Mention asks: How can I forget my bad memories from when I was hurt in the past?
Hi Mention –
That’s a great question. People always tell us to move on past the bad things in our pasts, and live life in the present. But how can we do that when those bad memories just won’t let us go?!
Well, here’s the deal – those memories are there for a very good reason. They’re there to protect you from making mistakes again. Now if the memory is that your hand really hurt the last time you put it onto a hot stove, that’s great and will truly serve you forever. But let’s say the memory is something more like “I went on a date with a girl and she treated me horribly.” Well, your mind might tell you that going on a date again would be as dumb an idea as putting your hand back onto that stove.
The trick with memories like this, ones that argue things that aren’t completely true, is to have a talk with them. They mean well, so just sit down and close your eyes, and take some deep breaths, and let them take over your whole mind. Using my example, really feel just how horrible it was when that girl was mean to you. And think hard – what was it about her that made her do that? When did you first see that quality in her? And when, if you knew then what you know now, would you have seen her for what she was and stopped contacting her?
Do you see how specific that is? It’s so different from “Dating is awful.” Instead, you have gone into that memory and figured out a bunch of things that will really help you in the future.
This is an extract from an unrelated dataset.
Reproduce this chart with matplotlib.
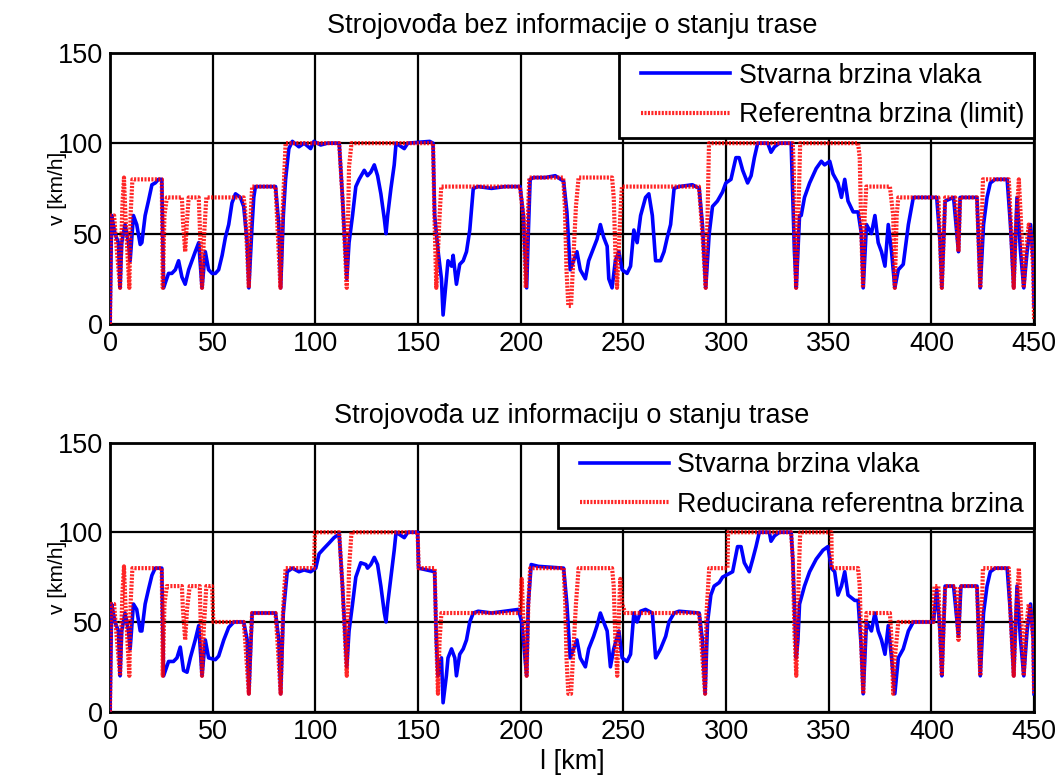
import matplotlib
matplotlib.use("Agg")
import matplotlib.pyplot as plt
from matplotlib.lines import Line2D
from matplotlib.legend_handler import HandlerLine2D

matplotlib.rcParams['font.family'] = ['Liberation Sans', 'DejaVu Sans']

# ---- podaci (ocitano sa slike) ----
# referentna brzina (limit), gornji graf: (km, km/h)
ref_top = [(0, 0), (0.5, 60), (2, 60), (3, 45), (4.9, 20), (5.5, 45), (6, 65), (6.8, 81), (7.5, 60),
           (9.4, 20), (10, 60), (10.9, 80), (25.2, 80), (25.7, 20), (26.5, 60), (27.7, 70), (35, 70),
           (35.5, 57), (36.6, 40), (37.5, 57), (38.3, 70), (43.2, 70), (44, 46), (44.8, 20), (45.6, 45),
           (46.9, 70), (65.1, 70), (65.8, 63), (67.6, 20), (68.5, 60), (69.2, 76), (80.6, 76), (81.5, 55),
           (83, 20), (84, 60), (85.5, 100), (111.6, 100), (113.2, 70), (115.3, 20), (116.4, 87),
           (117.6, 100), (157.3, 100), (158, 59), (158.9, 20), (160.5, 60), (161.3, 76), (199.6, 76),
           (201.3, 60), (202.5, 20), (203.5, 60), (204.2, 81), (220.7, 81), (221.5, 65), (222.3, 30),
           (223.2, 10), (224.5, 10), (226.9, 65), (228.2, 81), (244.5, 81), (245.3, 70), (246.1, 40),
           (246.9, 20), (248.5, 60), (249.3, 76), (286.8, 76), (288.5, 50), (290.1, 20), (291, 60),
           (291.7, 100), (332.5, 100), (333, 85), (333.5, 45), (334.1, 20), (335, 50), (336.1, 100),
           (364.3, 100), (365.1, 92), (365.9, 50), (366.7, 20), (367.5, 60), (368.3, 76), (379.8, 76),
           (381.4, 60), (382.2, 20), (383.1, 60), (383.9, 70), (403.4, 70), (404.2, 46), (405.1, 20),
           (406.7, 70), (411.6, 70), (413.2, 40), (414, 70), (422.2, 70), (423, 45), (423.8, 20),
           (425.1, 80), (437.7, 80), (438.5, 61), (440.1, 20), (441, 50), (442.6, 80), (443.5, 60),
           (445, 20), (446, 40), (447.4, 55), (448.5, 50), (449.6, 30), (450, 2)]

# stvarna brzina vlaka, gornji graf
act_top = [(0, 0), (0.8, 60), (2.4, 50), (4.1, 45), (4.9, 20), (5.7, 45), (7.3, 55), (9.0, 45),
           (9.8, 35), (11.4, 60), (13.0, 55), (14.7, 44), (15.5, 45), (17.1, 60), (18.7, 68), (20.4, 77),
           (22.0, 78), (23.6, 80), (25.2, 80), (26.1, 20), (28.5, 28), (30.1, 28), (31.8, 30), (33.4, 35),
           (35.0, 26), (36.6, 22), (38.3, 30), (39.9, 35), (41.5, 40), (43.2, 45), (44.8, 20), (46.4, 40),
           (48.0, 30), (49.7, 28), (51.3, 28), (52.9, 30), (54.6, 38), (56.2, 48), (57.8, 55), (59.4, 67),
           (61.1, 72), (63.5, 70), (65.1, 65), (66.8, 45), (67.6, 20), (69.2, 55), (70.0, 70), (70.8, 76),
           (80.6, 76), (82.2, 55), (83.1, 20), (84.4, 60), (85.5, 80), (87.1, 97), (88.8, 101), (92.0, 98),
           (94.5, 100), (97.7, 97), (99.3, 101), (102.6, 99), (105.9, 100), (111.6, 100), (113.2, 70),
           (115.3, 25), (116.4, 45), (118.1, 60), (119.7, 76), (121.3, 80), (123.8, 85), (125.4, 82),
           (127.0, 84), (128.7, 88), (130.3, 82), (131.9, 72), (133.6, 58), (134.4, 50), (135.2, 60),
           (136.8, 75), (138.4, 88), (139.3, 100), (143.3, 97), (145.0, 100), (155.7, 101), (157.3, 100),
           (158.1, 60), (159.7, 41), (161.4, 25), (162.2, 5), (163.0, 15), (163.8, 25), (164.6, 35),
           (166.3, 32), (167.1, 38), (168.7, 22), (170.3, 33), (172.0, 35), (173.6, 40), (175.2, 52),
           (176.9, 75), (179.3, 76), (185.8, 75), (192.3, 76), (199.7, 76), (201.3, 60), (202.9, 20),
           (203.7, 50), (204.6, 80), (206.2, 81), (211.9, 81), (216.8, 82), (220.9, 79), (222.5, 62),
           (224.1, 30), (227.4, 40), (229.0, 30), (231.5, 25), (233.1, 35), (235.5, 42), (237.2, 47),
           (238.8, 55), (240.4, 48), (242.1, 43), (242.9, 25), (244.5, 20), (246.1, 35), (247.8, 40),
           (249.4, 30), (251.8, 28), (253.5, 32), (255.1, 52), (256.7, 45), (258.4, 60), (260.8, 70),
           (262.4, 72), (264.1, 60), (265.7, 35), (268.1, 35), (269.8, 40), (271.4, 48), (273.0, 55),
           (274.7, 75), (277.1, 76), (283.6, 77), (286.9, 75), (288.5, 55), (290.1, 20), (291.8, 50),
           (293.4, 65), (295.8, 68), (298.3, 73), (299.9, 78), (302.4, 80), (304.8, 92), (306.4, 92),
           (308.1, 85), (310.5, 78), (312.2, 82), (313.8, 92), (315.4, 100), (320.3, 100), (321.9, 95),
           (323.6, 98), (326.0, 100), (331.7, 100), (333.3, 40), (334.2, 20), (335.8, 60), (336.6, 60),
           (338.2, 70), (340.7, 78), (343.9, 86), (346.4, 90), (348.0, 88), (350.5, 90), (352.1, 83),
           (354.5, 78), (356.2, 70), (357.8, 80), (359.4, 68), (361.9, 62), (364.3, 62), (365.9, 50),
           (366.8, 20), (368.4, 55), (370.8, 50), (372.5, 60), (374.1, 45), (375.7, 40), (377.4, 32),
           (379.0, 55), (380.6, 40), (382.2, 20), (383.9, 30), (386.3, 33), (388.8, 55), (391.2, 70),
           (402.6, 70), (404.2, 46), (405.1, 20), (406.7, 68), (410.8, 70), (413.2, 40), (414.0, 70),
           (422.2, 70), (423.8, 20), (425.4, 55), (427.1, 70), (428.7, 78), (431.1, 80), (436.9, 80),
           (438.5, 55), (440.1, 20), (441.7, 70), (443.4, 40), (445.0, 20), (446.6, 40), (448.3, 55),
           (449.6, 35), (450, 10)]

# reducirana referentna brzina, donji graf
ref_bot = [(0, 0), (0.5, 60), (2, 60), (3, 45), (4.9, 20), (5.5, 45), (6, 65), (6.8, 81), (7.5, 60),
           (9.4, 20), (10, 60), (10.9, 80), (25.2, 80), (25.7, 20), (26.5, 60), (27.7, 70), (35, 70),
           (35.5, 57), (36.6, 40), (37.5, 57), (38.8, 70), (43.7, 70), (44.8, 20), (45.6, 45), (46.9, 70),
           (49.7, 70), (50.3, 50), (65.1, 50), (65.8, 40), (67.6, 10), (68.5, 40), (69.2, 55), (80.6, 55),
           (81.5, 40), (83.1, 10), (84.2, 55), (85.5, 80), (99.3, 80), (99.8, 100), (111.6, 100),
           (113.2, 70), (115.3, 20), (116.4, 80), (117.6, 100), (149.8, 100), (150.3, 80), (158.1, 80),
           (158.9, 40), (159.7, 10), (160.5, 40), (161.4, 55), (199.7, 55), (200.5, 74), (201.3, 50),
           (202.9, 20), (203.7, 60), (204.6, 80), (220.9, 80), (221.7, 60), (222.3, 30), (223.2, 10),
           (224.5, 10), (226.9, 60), (228.2, 80), (244.5, 80), (245.3, 70), (246.1, 40), (247.0, 20),
           (248.0, 60), (248.5, 74), (249.4, 60), (250.9, 55), (286.9, 55), (288.5, 30), (289.8, 10),
           (290.5, 55), (291.8, 80), (300.7, 80), (301.0, 100), (331.7, 100), (332.5, 85), (333.3, 45),
           (334.2, 20), (335.4, 75), (336.1, 100), (351.3, 100), (351.5, 80), (364.3, 80), (365.1, 70),
           (365.9, 35), (366.8, 10), (367.5, 40), (368.4, 55), (379.8, 55), (380.6, 40), (381.4, 10),
           (382.2, 30), (383.9, 50), (401.0, 50), (401.5, 70), (403.4, 70), (404.2, 45), (405.1, 20),
           (406.0, 50), (406.7, 70), (411.6, 70), (413.2, 40), (414.0, 70), (422.2, 70), (423.0, 45),
           (423.8, 20), (425.1, 80), (437.7, 80), (438.5, 55), (440.1, 20), (441.0, 50), (442.6, 80),
           (443.5, 60), (445.0, 20), (446.0, 45), (447.4, 60), (448.5, 55), (449.6, 40), (450, 10)]

# stvarna brzina vlaka, donji graf
act_bot = [(0, 0), (0.8, 60), (2.4, 50), (4.1, 45), (4.9, 20), (5.7, 45), (7.3, 55), (9.0, 45),
           (9.8, 35), (11.4, 60), (13.0, 57), (14.7, 45), (15.5, 45), (17.1, 60), (18.7, 68), (20.4, 76),
           (22.0, 80), (25.2, 80), (26.1, 20), (28.5, 28), (30.9, 28), (32.6, 30), (34.2, 36), (35.8, 23),
           (37.5, 22), (39.1, 30), (41.5, 40), (43.2, 48), (44.8, 20), (46.4, 40), (48.0, 30), (51.3, 29),
           (52.9, 31), (55.4, 40), (57.8, 47), (60.3, 50), (65.1, 50), (66.8, 40), (67.6, 10), (69.2, 55),
           (80.6, 55), (82.2, 40), (83.1, 10), (84.4, 55), (86.3, 78), (88.8, 80), (92.0, 78), (94.5, 79),
           (97.7, 78), (100.2, 80), (101.8, 88), (104.2, 91), (106.7, 94), (109.1, 97), (111.6, 99),
           (113.2, 70), (115.3, 25), (116.4, 45), (118.1, 60), (119.7, 75), (122.1, 83), (124.6, 82),
           (125.4, 80), (127.0, 82), (128.7, 86), (130.3, 82), (131.9, 70), (133.6, 55), (134.4, 50),
           (135.2, 60), (136.8, 75), (138.4, 90), (139.3, 100), (143.3, 97), (145.0, 100), (149.8, 100),
           (150.3, 80), (158.1, 78), (158.9, 40), (159.7, 20), (161.4, 30), (162.2, 5), (163.8, 20),
           (164.6, 30), (166.3, 35), (167.9, 30), (168.7, 20), (170.3, 32), (172.0, 35), (173.6, 40),
           (175.2, 50), (176.9, 55), (179.3, 56), (185.8, 55), (192.3, 56), (198.9, 57), (200.5, 50),
           (202.9, 20), (203.7, 60), (205.1, 82), (208.6, 81), (220.9, 80), (222.5, 60), (224.1, 30),
           (227.4, 40), (229.0, 30), (231.5, 25), (233.1, 35), (235.5, 42), (237.2, 48), (238.8, 55),
           (240.4, 50), (242.1, 45), (243.7, 25), (245.3, 35), (247.8, 45), (249.4, 30), (251.8, 28),
           (253.5, 32), (255.1, 55), (256.7, 50), (258.4, 56), (260.8, 57), (264.1, 55), (265.7, 30),
           (268.1, 35), (270.6, 42), (272.2, 50), (274.7, 55), (277.1, 56), (286.9, 55), (288.5, 40),
           (289.8, 10), (291.0, 50), (292.6, 65), (294.2, 70), (296.7, 72), (298.3, 75), (301.6, 77),
           (303.2, 78), (305.6, 92), (307.3, 92), (308.9, 83), (311.3, 78), (313.0, 85), (314.6, 92),
           (316.2, 100), (321.1, 100), (321.9, 95), (323.6, 98), (326.0, 100), (331.7, 100), (332.5, 85),
           (334.2, 30), (335.0, 40), (335.8, 60), (338.2, 70), (340.7, 78), (343.9, 85), (347.2, 90),
           (349.6, 92), (351.3, 80), (352.9, 78), (354.5, 65), (356.2, 70), (357.8, 78), (359.4, 65),
           (362.7, 62), (364.3, 62), (365.9, 35), (366.8, 10), (368.4, 50), (370.8, 45), (372.5, 55),
           (374.1, 45), (375.7, 40), (377.4, 32), (379.0, 48), (380.6, 30), (382.2, 10), (383.9, 30),
           (386.3, 35), (388.8, 45), (391.2, 50), (401.0, 50), (402.6, 68), (404.2, 45), (405.1, 20),
           (406.7, 70), (410.8, 70), (413.2, 42), (414.4, 70), (422.2, 70), (423.8, 20), (425.4, 55),
           (427.1, 70), (428.7, 78), (431.1, 80), (436.9, 80), (438.5, 55), (440.1, 20), (441.7, 70),
           (443.4, 40), (445.0, 20), (446.6, 45), (448.3, 60), (449.6, 40), (450, 10)]

titles = ['Strojovođa bez informacije o stanju trase', 'Strojovođa uz informaciju o stanju trase']
labels_ref = ['Referentna brzina (limit)', 'Reducirana referentna brzina']
label_act = 'Stvarna brzina vlaka'
xticks = [0, 50, 100, 150, 200, 250, 300, 350, 400, 450]
yticks = [0, 50, 100, 150]

fs = 19.5
fig = plt.figure(figsize=(10.61, 7.78), dpi=100)
ax1 = fig.add_axes([0.1037, 0.5835, 0.8709, 0.3487])
ax2 = fig.add_axes([0.1037, 0.0852, 0.8709, 0.3460])

for ax, act, ref, title, lab in zip([ax1, ax2], [act_top, act_bot], [ref_top, ref_bot], titles, labels_ref):
    ax.plot([p[0] for p in act], [p[1] for p in act], color='blue', lw=2.6, label=label_act, zorder=3)
    ax.plot([p[0] for p in ref], [p[1] for p in ref], color='red', lw=3.0, ls=(0, (0.5, 0.33)),
            alpha=0.85, label=lab, zorder=4)
    ax.set_xlim(0, 450)
    ax.set_ylim(0, 150)
    ax.set_xticks(xticks)
    ax.set_yticks(yticks)
    ax.tick_params(labelsize=fs, direction='in', length=0, pad=5, width=1.5)
    ax.grid(True, color='black', lw=1.6, ls='-')
    ax.set_axisbelow(True)
    for s in ax.spines.values():
        s.set_linewidth(2)
    ax.set_title(title, fontsize=fs, pad=14)
    ax.set_ylabel('v [km/h]', fontsize=15)
    ax.yaxis.set_label_coords(-0.047, 0.5)
    leg = ax.legend(loc='upper right', fontsize=19.3, borderaxespad=0, fancybox=False,
                    handlelength=3.75, handletextpad=0.33, labelspacing=0.5, borderpad=0.37,
                    framealpha=1, handler_map={Line2D: HandlerLine2D(xpad=0.45)})
    leg.get_frame().set_edgecolor('black')
    leg.get_frame().set_linewidth(2)

ax2.set_xlabel('l [km]', fontsize=fs, labelpad=3)

plt.savefig('out.png', dpi=100)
And then, in most cases, you’ll find that memory starts abating, bothering you less, because you’ve learned what you needed to from it.
But what if it doesn’t? What if someone once stepped around a dark corner and beat you up? And even though you know that the odds of that happening again are almost nil, you still have trouble walking past dark corners, even on a crowded street in daytime. Well, then your job is to answer some of the fears’ wishes. Maybe you could take a martial arts class, so if anyone jumps out at you from a corner again, you can give them a gigantic whooping!
And if that’s not enough, or not appropriate to the fear, then I think you’ll really need to seek professional help. There’s nothing wrong with hiring a therapist – they’re the best people in the world for working with this sort of problem. And a good therapist can work with you to help you deal with the parts of those bad fears that you’re not even remembering. And get you to where you’re happily walking down sidewalks with corners, happily dating, and becoming a great cook who spends hours next to a stove without ever getting hurt again!
Good Luck my friend,
memories are teachers of life,our experiences and personality. what you experience differs some good,some bad and some worst – what ever way it comes makes us who we are. the decisions we make and how we relate with people. our worst memories might be a lesson for the future, might help comfort a person, a driving force pushing you to go to depths to find out why that happened, what led to that, how it happened, what was your mistake so that you could be a teacher on that particular subject or matter. no matter how worst some memories are there is always something to learn from it. so long as you don’t personalize it but view it in the aspect of a learning process it will never hurt long but make you wiser.